A composer and poet, born in 1917. His early training was with Henry Cowell, later he studied with Arnold Schoenberg. Around 1943 he moved to New York City, where he worked as a music critic for the New York Herald Tribune with Vigil Thompson. At this time, the stress of war and urban living compelled him to leave the city for Black Mountain College where he joined John Cage, Merce Cunningham and Charles Olsen, among others, on the faculty there. In 1946, he conducted the premiere of Charles Ives' Third Symphony. He returned to California in 1954.
Lou Harrison presently lives in the Aptos, California area, in a small house that over looks the Monterey Bay on clear days, and is nestled by coastal redwoods. He is a jovial old man who favors bolo ties, and looks a little like the extant photographs of Johannes Brahms.
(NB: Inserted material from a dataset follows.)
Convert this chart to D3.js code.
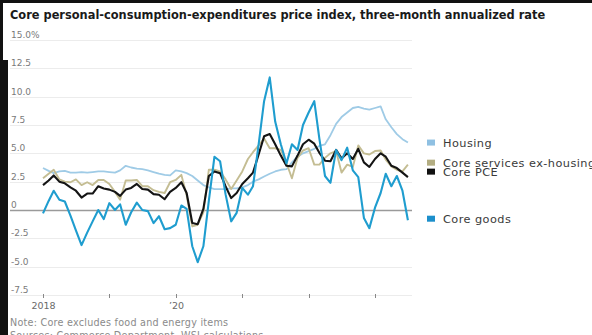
<!DOCTYPE html>
<html>
<head>
<meta charset="utf-8">
<script src="https://cdn.jsdelivr.net/npm/d3@7"></script>
<style>
  body { margin: 0; background: #fff; }
  svg { display: block; }
  text { font-family: "DejaVu Sans", sans-serif; }
</style>
</head>
<body>
<div id="chart"></div>
<script>
// Declare constants
const FRAME_WIDTH = 592;
const FRAME_HEIGHT = 335;

// months, Jan 2018 to Jul 2023
const FIRST_MONTH = "2018-01-01";
const LAST_MONTH = "2023-07-01";

const housing = [3.7, 3.45, 3.25, 3.4, 3.45, 3.3, 3.3, 3.35, 3.3, 3.35, 3.4, 3.4,
  3.35, 3.3, 3.5, 3.9, 3.75, 3.65, 3.6, 3.5, 3.35, 3.2, 3.1, 3.05,
  3.5, 3.4, 3.25, 3.0, 2.6, 2.2, 2.0, 1.85, 1.85, 1.85, 1.9, 1.9,
  2.0, 2.2, 2.5, 2.7, 2.95, 3.2, 3.4, 3.55, 3.6, 4.2, 4.7, 5.0,
  5.2, 5.4, 5.65, 5.8, 6.6, 7.6, 8.2, 8.6, 9.0, 9.1, 8.95, 8.85,
  9.0, 9.15, 8.0, 7.3, 6.7, 6.25, 5.95];

const servicesExHousing = [2.8, 3.2, 3.55, 2.7, 2.5, 2.45, 2.7, 2.2, 2.45, 2.2, 2.65, 2.65,
  2.3, 1.6, 0.9, 2.6, 2.6, 2.65, 2.1, 2.1, 1.75, 1.6, 1.5, 2.45,
  2.65, 3.1, 1.3, -1.45, -1.3, -0.2, 3.55, 3.55, 3.4, 2.7, 1.85, 2.6,
  3.4, 4.5, 5.1, 5.7, 6.3, 5.45, 5.45, 5.3, 4.15, 2.8, 4.6, 5.25,
  5.45, 4.0, 4.0, 4.6, 5.0, 5.2, 3.3, 4.0, 3.8, 5.7, 5.0, 4.9,
  5.2, 5.25, 4.45, 3.85, 3.55, 3.4, 4.0];

const corePCE = [2.2, 2.6, 3.05, 2.5, 2.35, 2.0, 1.7, 1.1, 1.45, 1.45, 2.1, 1.9,
  1.8, 1.6, 1.25, 1.8, 1.95, 2.3, 1.85, 1.8, 1.4, 1.35, 0.95, 1.6,
  1.95, 2.45, 1.5, -1.15, -1.25, 0.1, 3.0, 3.4, 3.25, 2.1, 1.05, 1.5,
  2.3, 2.8, 3.3, 4.9, 6.5, 6.7, 5.8, 4.8, 3.9, 3.85, 4.8, 5.8,
  6.2, 5.85, 5.05, 4.35, 4.3, 5.3, 4.55, 5.0, 4.5, 5.4, 4.2, 3.8,
  4.5, 5.0, 4.7, 3.9, 3.7, 3.3, 2.9];

const coreGoods = [-0.3, 0.8, 1.7, 0.9, 0.75, -0.5, -1.8, -3.1, -2.0, -1.0, 0.0, -0.8,
  0.6, 0.0, 0.5, -1.3, -0.2, 0.65, 0.0, -0.1, -1.15, -0.55, -1.7, -1.6,
  -1.3, 0.4, 0.1, -3.2, -4.6, -3.2, 0.8, 4.7, 4.3, 1.4, -1.0, -0.25,
  1.95, 1.35, 2.1, 5.8, 9.6, 11.7, 7.8, 5.8, 4.1, 5.8, 5.3, 7.5,
  8.6, 9.6, 6.3, 3.0, 2.4, 5.3, 4.4, 5.5, 3.5, 2.9, -0.7, -1.6,
  0.2, 1.5, 3.2, 2.1, 3.0, 1.7, -0.9];

const seriesNames = ["Housing", "Core services ex-housing", "Core PCE", "Core goods"];
const seriesColors = ["#9fcbe6", "#c4bd93", "#141414", "#1f9dcf"];
const legendColors = ["#8fc0e2", "#b3ad82", "#111111", "#1c8fcb"];

const yTicks = [-7.5, -5, -2.5, 0, 2.5, 5, 7.5, 10, 12.5, 15];
const yTickLabels = ["-7.5", "-5.0", "-2.5", "0", "2.5", "5.0", "7.5", "10.0", "12.5", "15.0%"];
const xTickYears = [2018, 2019, 2020, 2021, 2022, 2023];
const xTickLabels = ["2018", "", "\u201920", "", "", ""];

const TITLE = "Core personal-consumption-expenditures price index, three-month annualized rate";
const NOTE = "Note: Core excludes food and energy items";
const SOURCE = "Sources: Commerce Department, WSJ calculations";

const months = d3.timeMonth.range(new Date(FIRST_MONTH + "T00:00"), d3.timeMonth.offset(new Date(LAST_MONTH + "T00:00"), 1));
const allSeries = [housing, servicesExHousing, corePCE, coreGoods];

const svg = d3.select("#chart").append("svg")
  .attr("width", FRAME_WIDTH)
  .attr("height", FRAME_HEIGHT);

// scales
const x = d3.scaleTime()
  .domain([new Date(2018, 0, 1), new Date(2023, 0, 1)])
  .range([43, 375]);
const y = d3.scaleLinear()
  .domain([-7.5, 15])
  .range([295, 40]);

const GRID_LEFT = 10, GRID_RIGHT = 412;

// gridlines + y labels
yTicks.forEach((t, i) => {
  svg.append("line")
    .attr("x1", GRID_LEFT).attr("x2", GRID_RIGHT)
    .attr("y1", Math.round(y(t)) + 0.5).attr("y2", Math.round(y(t)) + 0.5)
    .attr("stroke", t === 0 ? "#9a9a9a" : "#ececec")
    .attr("stroke-width", t === 0 ? 1.3 : 1);
  svg.append("text")
    .attr("x", 11)
    .attr("y", y(t) - 2)
    .attr("font-size", 9)
    .attr("fill", "#7a7a7a")
    .text(yTickLabels[i]);
});

// x ticks
xTickYears.forEach((yr, i) => {
  const xp = Math.round(x(new Date(yr, 0, 1))) + 0.5;
  svg.append("line")
    .attr("x1", xp).attr("x2", xp)
    .attr("y1", y(-7.5) - 1).attr("y2", y(-7.5) + 3)
    .attr("stroke", "#888").attr("stroke-width", 1);
  if (xTickLabels[i]) {
    svg.append("text")
      .attr("x", xp)
      .attr("y", 309)
      .attr("text-anchor", "middle")
      .attr("font-size", 9.5)
      .attr("fill", "#6a6a6a")
      .text(xTickLabels[i]);
  }
});

// lines
const line = d3.line()
  .x((d, i) => x(months[i]))
  .y(d => y(d));

const widths = [1.8, 1.9, 2.1, 2.1];
allSeries.forEach((s, k) => {
  svg.append("path")
    .datum(s)
    .attr("d", line)
    .attr("fill", "none")
    .attr("stroke", seriesColors[k])
    .attr("stroke-width", widths[k])
    .attr("stroke-linejoin", "round");
});

// legend, placed next to each line's last value
const legendNudge = [0, -2, -5.5, -1.5];
allSeries.forEach((s, k) => {
  const cy = y(s[s.length - 1]) + legendNudge[k];
  svg.append("rect")
    .attr("x", 427).attr("y", cy - 3)
    .attr("width", 8).attr("height", 6)
    .attr("fill", legendColors[k]);
  svg.append("text")
    .attr("x", 443)
    .attr("y", cy + 4)
    .attr("font-size", 11.3)
    .attr("letter-spacing", 0.45)
    .attr("fill", "#3a3a3a")
    .text(seriesNames[k]);
});

// title
svg.append("text")
  .attr("x", 10).attr("y", 19)
  .attr("font-size", 11.4)
  .attr("font-weight", "bold")
  .attr("fill", "#1a1a1a")
  .text(TITLE);

// note + source
svg.append("text")
  .attr("x", 10).attr("y", 326)
  .attr("font-size", 9.6)
  .attr("letter-spacing", 0.25)
  .attr("fill", "#8a8a8a")
  .text(NOTE);
svg.append("text")
  .attr("x", 10).attr("y", 338.5)
  .attr("font-size", 9.6)
  .attr("letter-spacing", 0.25)
  .attr("fill", "#8a8a8a")
  .text(SOURCE);

// frame edges
svg.append("rect").attr("x", 0).attr("y", 0).attr("width", FRAME_WIDTH).attr("height", 3).attr("fill", "#111");
svg.append("rect").attr("x", 0).attr("y", 0).attr("width", 3).attr("height", 60).attr("fill", "#111");
svg.append("rect").attr("x", 0).attr("y", 60).attr("width", 8).attr("height", FRAME_HEIGHT - 60).attr("fill", "#111");
</script>
</body>
</html>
Lou Harrison's musical output is extremely varied. He has written extensively for every Western instrument as well as for many Chinese and Japanese plucked strings, flutes, and drums, and the Javanese and Balinese gamelan. His work very easily combines Western and other instruments, with a sense of each instrument's natural idiom.
When I last saw him, in August of 1999, he was in the midst of three projects: the revision of his opera Young Caesar for the 2000 Lincoln Center Festival, the composition of a new suite for harpsichord, and the design of a new retreat, a hay-bale house near Joshua Tree. He is one who creates the way a vine flowers and grows pumpkins.
Lou Harrison passed away February 2, 2003. Requiescat in pace.